EY sees investment spending as Romania’s main growth driver

Investment spending will be Romania’s main growth driver, as the government will make sure to increase the absorption rate of European structural funds, says EY Romania Country Managing Partner Bogdan Ion.

“Private investments also went up against the backdrop of lower interest rates for corporate loans and of enhanced confidence in the business milieu. Consumption also sees a strong growth rate, driven by rising wages, the very low inflation rate and the significant cut in the VAT rate as of June 2015,” said the EY Romania official in comments on the December 2015 issue of the EY Eurozone Forecast (EEF).

“Romania’s macroeconomic prospects remain positive despite the change of government in November. Domestic demand further supplied growth in Q3, with the GDP advancing 1.4 percent (after hitting a flatline in Q2) and reaching an annual level of 3.6 percent. Although the company didn’t perform a separate analysis by components for Q3, EY expects the upward trend for consumption and investments to continue,” reads the release.

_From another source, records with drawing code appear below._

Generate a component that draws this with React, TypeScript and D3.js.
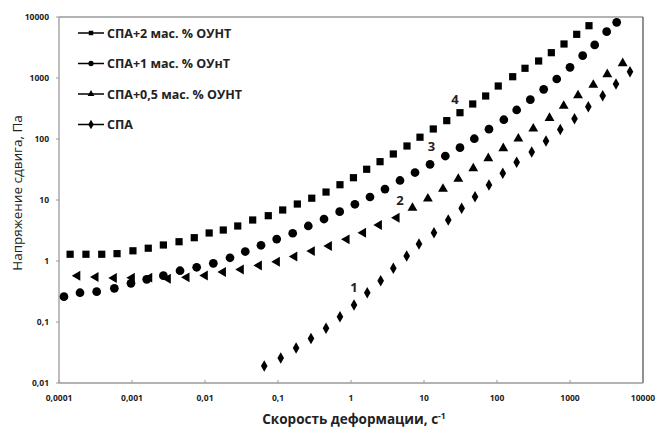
import React from "react";
import * as d3 from "d3";

// ---------- data ----------
const xTickValues = [0.0001, 0.001, 0.01, 0.1, 1, 10, 100, 1000, 10000];
const xTickLabels = ["0,0001", "0,001", "0,01", "0,1", "1", "10", "100", "1000", "10000"];
const yTickValues = [0.01, 0.1, 1, 10, 100, 1000, 10000];
const yTickLabels = ["0,01", "0,1", "1", "10", "100", "1000", "10000"];

const legendLabels = ["СПА+2 мас. % ОУНТ", "СПА+1 мас. % ОУнТ", "СПА+0,5 мас. % ОУНТ", "СПА"];

// Series 4: СПА+2 мас. % ОУНТ (squares)
const s4x = [1.42e-4, 2.34e-4, 3.85e-4, 6.24e-4, 1.03e-3, 1.67e-3, 2.69e-3, 4.41e-3, 7.13e-3, 0.0114, 0.0178, 0.0281, 0.045, 0.0736, 0.116, 0.184, 0.29, 0.455, 0.706, 1.08, 1.64, 2.5, 3.8, 5.85, 8.81, 13.4, 20.5, 31.1, 46.5, 70, 104, 164, 242, 372, 555, 828, 1236, 1820];
const s4y = [1.29, 1.29, 1.29, 1.32, 1.47, 1.62, 1.83, 2.07, 2.41, 2.88, 3.22, 3.75, 4.7, 5.53, 6.86, 8.59, 10.7, 13.5, 17.8, 23.2, 31.9, 42.5, 56.8, 76.8, 107, 146, 200, 270, 375, 507, 739, 1050, 1443, 1900, 2600, 3610, 5200, 7200];

// Series 3: СПА+1 мас. % ОУнТ (circles)
const s3x = [1.17e-4, 1.94e-4, 3.28e-4, 5.73e-4, 9.68e-4, 1.59e-3, 2.69e-3, 4.55e-3, 7.69e-3, 0.013, 0.022, 0.0356, 0.0585, 0.096, 0.159, 0.26, 0.427, 0.7, 1.13, 1.82, 2.92, 4.69, 7.53, 12.1, 19.6, 31.1, 48.9, 77.6, 124, 186, 286, 436, 658, 1000, 1493, 2180, 3180, 4360];
const s3y = [0.26, 0.302, 0.314, 0.357, 0.431, 0.501, 0.574, 0.693, 0.789, 0.917, 1.13, 1.43, 1.81, 2.29, 2.85, 3.75, 4.88, 6.43, 8.51, 11.2, 15.1, 20.9, 28.2, 38.5, 52.6, 72, 101, 145, 207, 299, 441, 653, 963, 1497, 2320, 3480, 5740, 8190];

// Series 2: СПА+0,5 мас. % ОУНТ (triangles)
const s2x = [1.79e-4, 3.18e-4, 5.66e-4, 1.0e-3, 1.73e-3, 3.11e-3, 5.61e-3, 0.01, 0.0177, 0.0311, 0.055, 0.0969, 0.168, 0.292, 0.5, 0.873, 1.47, 2.42, 4.23, 6.95, 11.3, 18.2, 29.5, 47.3, 76, 122, 196, 314, 524, 820, 1288, 2085, 3243, 5270];
const s2y = [0.596, 0.568, 0.547, 0.553, 0.553, 0.531, 0.561, 0.601, 0.686, 0.754, 0.877, 1.01, 1.23, 1.51, 1.83, 2.35, 3.02, 4.04, 5.32, 7.68, 10.9, 15.8, 23.1, 34.1, 50.1, 73.1, 105, 153, 229, 361, 537, 798, 1194, 1809];

// Series 1: СПА (diamonds)
const s1x = [0.0648, 0.109, 0.177, 0.283, 0.455, 0.706, 1.1, 1.67, 2.55, 3.8, 5.79, 8.54, 13.7, 21.5, 32.8, 50, 77.6, 120, 186, 299, 469, 736, 1153, 1782, 2805, 4266, 6637];
const s1y = [0.019, 0.0257, 0.0375, 0.0535, 0.0789, 0.122, 0.19, 0.302, 0.475, 0.759, 1.21, 1.9, 2.91, 4.7, 7.31, 11.3, 17.6, 27.4, 41.5, 61.2, 92.7, 143, 215, 339, 513, 798, 1268];

// curve number annotations
const annLabels = ["1", "2", "3", "4"];
const annX = [1.1, 4.69, 12.7, 26.6];
const annY = [0.375, 10, 76.8, 453];

// ---------- layout ----------
const W = 657;
const H = 427;
const M = { left: 59, top: 17, right: 14, bottom: 44 };
const FONT = "'Open Sans', 'Noto Sans', sans-serif";
const TRI_TURN_X = 5; // triangles drawn left-pointing below this shear rate

export default function App() {
  const x = d3.scaleLog().domain([0.0001, 10000]).range([M.left, W - M.right]);
  const y = d3.scaleLog().domain([0.01, 10000]).range([H - M.bottom, M.top]);

  const sym = (type: d3.SymbolType, size: number) => d3.symbol().type(type).size(size)() as string;
  const squarePath = sym(d3.symbolSquare, 52);
  const circlePath = sym(d3.symbolCircle, 60);
  const trianglePath = sym(d3.symbolTriangle, 42);
  const diamondPath = sym(d3.symbolDiamond, 38);

  const series = [
    { xs: s4x, ys: s4y, path: squarePath, kind: "sq" },
    { xs: s3x, ys: s3y, path: circlePath, kind: "ci" },
    { xs: s2x, ys: s2y, path: trianglePath, kind: "tr" },
    { xs: s1x, ys: s1y, path: diamondPath, kind: "di" },
  ];

  const legendPaths = [
    sym(d3.symbolSquare, 20),
    sym(d3.symbolCircle, 22),
    sym(d3.symbolTriangle, 20),
    sym(d3.symbolDiamond, 26),
  ];

  const x0 = M.left;
  const x1 = W - M.right;
  const y0 = H - M.bottom;
  const y1 = M.top;

  return (
    <svg
      width={W}
      height={H}
      style={{ position: "absolute", left: 0, top: 0, display: "block", background: "#fff" }}
      fontFamily={FONT}
    >
      <rect x={0} y={0} width={W} height={H} fill="#fff" />
      {/* frame */}
      <line x1={x0} y1={y1} x2={x1} y2={y1} stroke="#9a9a9a" strokeWidth={1.3} />
      <line x1={x1} y1={y1} x2={x1} y2={y0} stroke="#555" strokeWidth={1.3} />
      <line x1={x0} y1={y0} x2={x1} y2={y0} stroke="#9a9a9a" strokeWidth={1.3} />
      <line x1={x0} y1={y0} x2={x0} y2={y1} stroke="#9a9a9a" strokeWidth={1.3} />

      {/* x ticks */}
      {xTickValues.map((v, i) => (
        <g key={"xt" + i}>
          <line x1={x(v)} x2={x(v)} y1={y0} y2={y0 - 3} stroke="#9a9a9a" strokeWidth={1} />
          <text x={x(v)} y={y0 + 18} textAnchor="middle" fontSize={8.5} fontWeight="bold" fill="#222">
            {xTickLabels[i]}
          </text>
        </g>
      ))}
      {/* y ticks */}
      {yTickValues.map((v, i) => (
        <g key={"yt" + i}>
          <line x1={x0 - 3} x2={x0} y1={y(v)} y2={y(v)} stroke="#9a9a9a" strokeWidth={1} />
          <text x={x0 - 10} y={y(v) + 3} textAnchor="end" fontSize={8.5} fontWeight="bold" fill="#222">
            {yTickLabels[i]}
          </text>
        </g>
      ))}

      {/* axis titles */}
      <text x={354} y={424} textAnchor="middle" fontSize={13.5} fontWeight="bold" fill="#222">
        Скорость деформации, с
        <tspan dy={-5} fontSize={8.5}>-1</tspan>
      </text>
      <text
        transform={`translate(22, ${193}) rotate(-90)`}
        textAnchor="middle"
        fontSize={13.5}
        fill="#222"
      >
        Напряжение сдвига, Па
      </text>

      {/* data */}
      {series.map((s, si) => (
        <g key={"s" + si} fill="#000">
          {s.xs.map((xv, i) => {
            const rot = s.kind === "tr" && xv < TRI_TURN_X ? -90 : 0;
            const dy = s.kind === "tr" ? 1 : 0;
            return (
              <path
                key={i}
                d={s.path}
                transform={`translate(${x(xv)}, ${y(s.ys[i]) + dy}) rotate(${rot})`}
              />
            );
          })}
        </g>
      ))}

      {/* annotations */}
      {annLabels.map((t, i) => (
        <text key={"a" + i} x={x(annX[i])} y={y(annY[i]) + 5} textAnchor="middle" fontSize={13} fontWeight="bold" fill="#222">
          {t}
        </text>
      ))}

      {/* legend */}
      {legendLabels.map((t, i) => {
        const ly = 33 + i * 30.5;
        return (
          <g key={"l" + i}>
            <line x1={78} x2={104} y1={ly} y2={ly} stroke="#000" strokeWidth={1.5} />
            <path d={legendPaths[i]} transform={`translate(91, ${ly})`} fill="#000" />
            <text x={107} y={ly + 4.5} fontSize={12.5} fontWeight="bold" fill="#222">
              {t}
            </text>
          </g>
        );
      })}
    </svg>
  );
}
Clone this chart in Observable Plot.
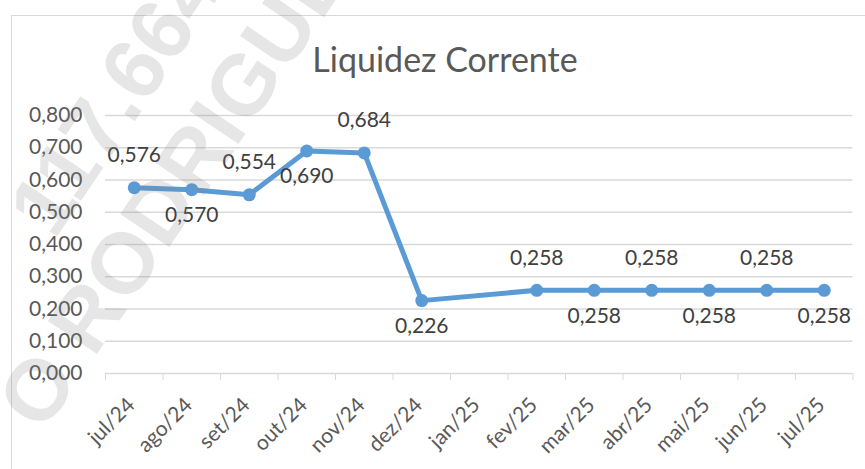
<!DOCTYPE html>
<html>
<head>
<meta charset="utf-8">
<script src="https://cdn.jsdelivr.net/npm/d3@7"></script>
<script src="https://cdn.jsdelivr.net/npm/@observablehq/plot@0.6"></script>
<style>
  body { margin: 0; background: #fff; }
  #wrap { position: relative; width: 865px; height: 469px; overflow: hidden; font-family: Lato, sans-serif; background: #fff; }
  #frame { position: absolute; left: 11px; top: 15px; width: 900px; height: 500px; border-top: 1px solid #d9d9d9; border-left: 1px solid #d9d9d9; }
  #title { position: absolute; left: 245px; width: 400px; top: 42px; text-align: center; font-size: 34px; line-height: 34px; color: #595959; }
  #chart { position: absolute; left: 0; top: 0; }
  #wm { position: absolute; left: 0; top: 0; pointer-events: none; }
</style>
</head>
<body>
<div id="wrap">
  <div id="frame"></div>
  <div id="title">Liquidez Corrente</div>
  <div id="chart"></div>
  <svg id="wm" width="865" height="469"></svg>
</div>
<script>
const categories = ["jul/24","ago/24","set/24","out/24","nov/24","dez/24","jan/25","fev/25","mar/25","abr/25","mai/25","jun/25","jul/25"];
const values = [0.576, 0.570, 0.554, 0.690, 0.684, 0.226, null, 0.258, 0.258, 0.258, 0.258, 0.258, 0.258];
const yTicks = [0, 0.1, 0.2, 0.3, 0.4, 0.5, 0.6, 0.7, 0.8];
const watermarkLines = ["117.664", "O RODRIGUES"];

const fmt = v => d3.format(".3f")(v).replace(".", ",");
const data = categories.map((c, i) => ({i, c, v: values[i]})).filter(d => d.v != null);
data.forEach((d, k) => d.above = k % 2 === 0);
const boundaries = d3.range(categories.length + 1).map(k => k - 0.5);

const chart = Plot.plot({
  width: 865, height: 469,
  marginLeft: 105, marginRight: 12.5, marginTop: 115, marginBottom: 96,
  style: {fontFamily: "Lato, sans-serif", fontSize: "21px", background: "transparent", overflow: "visible"},
  x: {type: "linear", domain: [-0.5, categories.length - 0.5], label: null},
  y: {domain: [0, 0.8], label: null},
  marks: [
    Plot.gridY(yTicks, {stroke: "#d9d9d9", strokeOpacity: 1, strokeWidth: 1.3}),
    Plot.axisY(yTicks, {tickSize: 0, tickPadding: 23, tickFormat: fmt, fill: "#595959", label: null}),
    Plot.axisX(boundaries, {tickSize: 7, stroke: "#d9d9d9", strokeOpacity: 1, tickFormat: () => "", label: null}),
    Plot.axisX(d3.range(categories.length), {tickSize: 0, tickPadding: 28, dx: -3, tickRotate: -45, tickFormat: i => categories[i], fill: "#595959", label: null}),
    Plot.line(data, {x: "i", y: "v", stroke: "#5b9bd5", strokeWidth: 5}),
    Plot.dot(data, {x: "i", y: "v", r: 6.5, fill: "#5b9bd5", stroke: null}),
    Plot.text(data.filter(d => d.above), {x: "i", y: "v", text: d => fmt(d.v), dy: -32.5, fill: "#404040"}),
    Plot.text(data.filter(d => !d.above), {x: "i", y: "v", text: d => fmt(d.v), dy: 25.5, fill: "#404040"})
  ]
});
document.getElementById("chart").appendChild(chart);

// watermark overlay
const wm = d3.select("#wm");
const starts = [[54, 241], [43, 434]];
watermarkLines.forEach((t, k) => {
  wm.append("text")
    .attr("transform", `translate(${starts[k][0]},${starts[k][1]}) rotate(-56)`)
    .attr("font-family", "Liberation Sans, Arial, sans-serif")
    .attr("font-weight", "bold")
    .attr("font-size", 86)
    .attr("fill", "#808080")
    .attr("fill-opacity", 0.2)
    .text(t);
});
</script>
</body>
</html>
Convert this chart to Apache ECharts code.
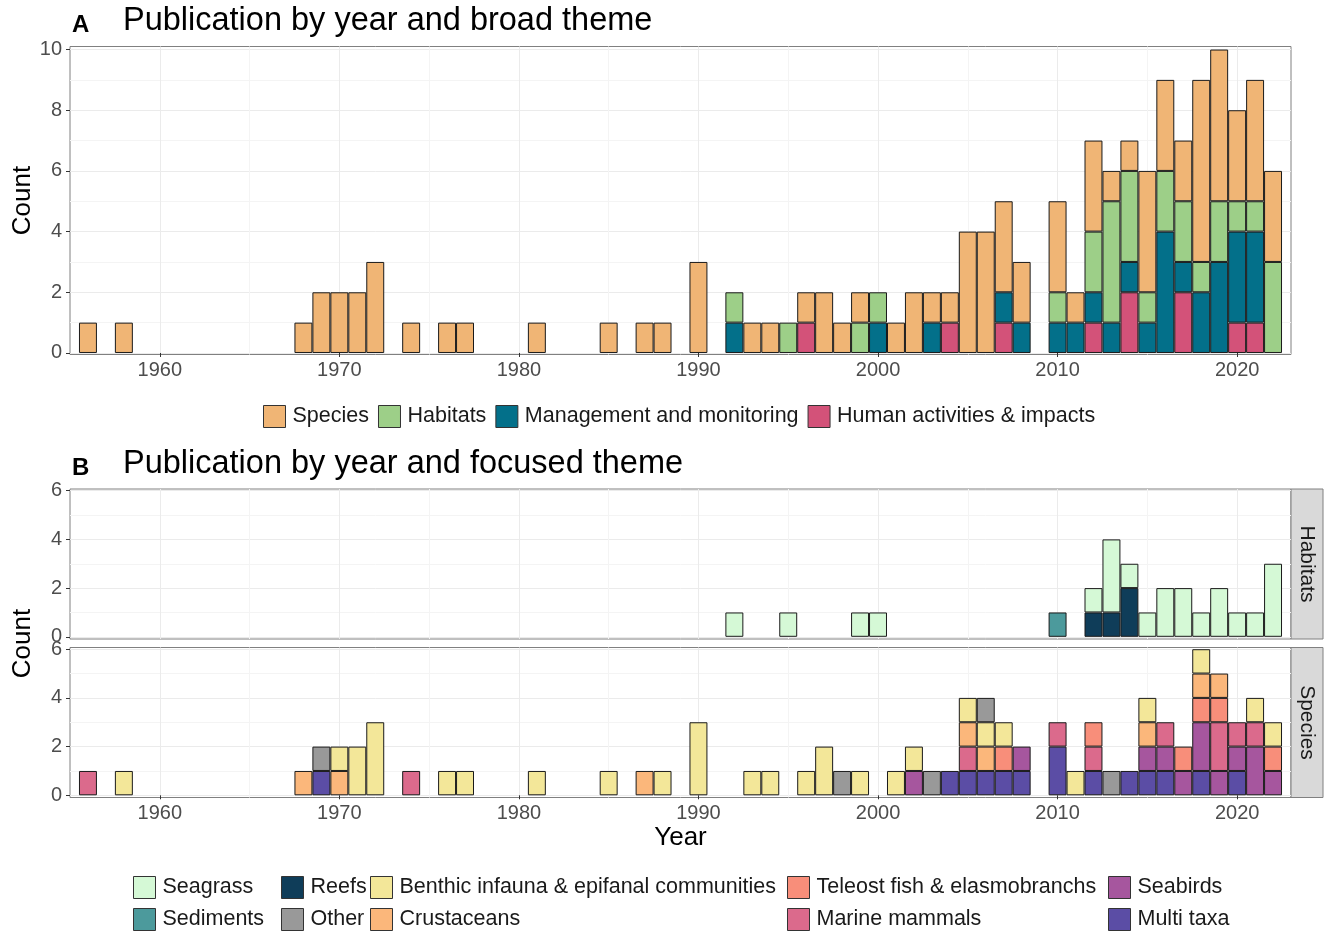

Maintaining real income growth, underpinned by low or even negative inflation and a progressive decline in unemployment will support consumption in 2016 too. Tax cuts and the raise of wages in the public sector will stimulate available incomes even further. Net exports will have a moderate impact on economic growth.

“Overall, we expect Romania’s GDP to grow 3.7 percent in 2015, a little more than our September forecast,” said the EY Romania representative.

With other VAT cuts due to follow in January 2016, consumption growth is expected to reach 5.3 percent in 2015 and 5.5 percent in 2016. As the Eurozone continues on the path of economic recovery, export growth will consolidate, but will be surpassed by the advance in imports. Provided that there is no slowing down in the economic recovery of the euro zone, Romania’s GDP is expected to grow by 3.9 percent in 2016, against the background of robust domestic demand and the narrowing of the trade deficit.

With an annual average wage rise of roughly 8 percent and with decreasing consumption prices, one can say the consumption trend is steadfastly positive, is the conclusion of EY Romania experts.